Since we live in a four dimensional spacetime, I have long known that it is possible for elementary point particles to have simultaneous independent spins on two orthogonal planes, for example, one rotation axis normal to the x-y plane, and another axis normal to the z-t plane. I discovered that when combined with the R3 hypersurface we live in within the R3+T universe, the projection of dual-spin particles onto the R3 hypersurface causes a single elementary particle to appear as (for example) two or three independent particles from our point of view.
This seemed like a great way to make progress on why we have bound systems of quarks but never see isolated quarks. I recently posted on this (see https://wordpress.com/post/agemozphysics.com/1754, for example). I had hoped that this approach would allow a more analytic view of quantum quark behavior than the perturbative methods we currently use in quantum chromodynamics, why we have bound quark systems that are color-charge neutral, and why we have the SU(3) color charge behavior of quarks and gluon interactions.
Alas, I found that dual-spin doesn’t lead directly to the SU(3) solution of chromodynamics or any of the rest of it. The observation in R3 of R3+T dual-spin particles yields three identical particles (see the 3:1 dual spin ratio shown in the figure) rather than two up quarks and one down quark, and gives no hint why most of the quark combinations in real life are unstable. It doesn’t explain conservation of baryon number, the large mass of the bound quarks in a proton, or any of the other things we see in quantum chromodynamics. Nor do I see nothing that points to where the different gluon color charge pairs come into play, for that matter, why we have gluons at all.

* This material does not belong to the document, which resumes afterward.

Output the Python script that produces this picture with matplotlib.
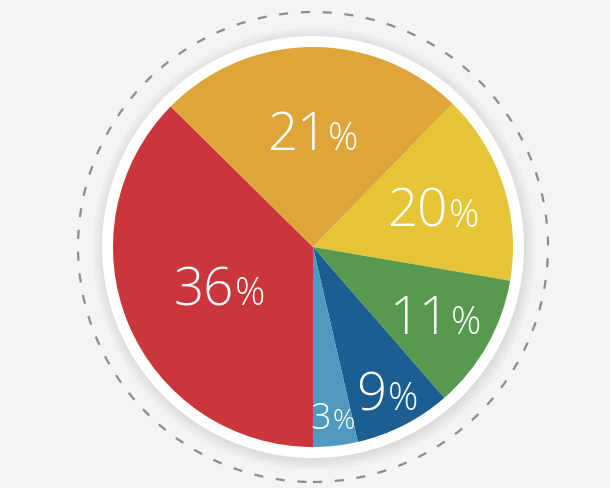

I did a bit of research to see if anyone had looked at spins in four dimensions, or even if someone had published the fact that elementary particles in R3+T can have two simultaneous and independent spins that project onto our R3 hypersurface reality, and so far, it doesn’t look like anybody has considered this. There is no reason why a product of Pauli matrices couldn’t describe a real particle in R3+T, which I think gives the degrees of freedom we need for color charge in quantum chromodynamics. Indeed, the solution I found in the previous post listed above looks like it gives us the colors we need for quarks (red, green, blue). The fact that real-life elementary particles only have color neutral combinations (e.g., protons must have each of a red, green, and blue quark) to me hints strongly that the bound quark system making a proton is a single dual-spin elementary particle in R3+T.
So, I don’t want to give up. I still think I might be on the right track, or close to it. Do any of you agree or am I doomed to crackpot purgatory?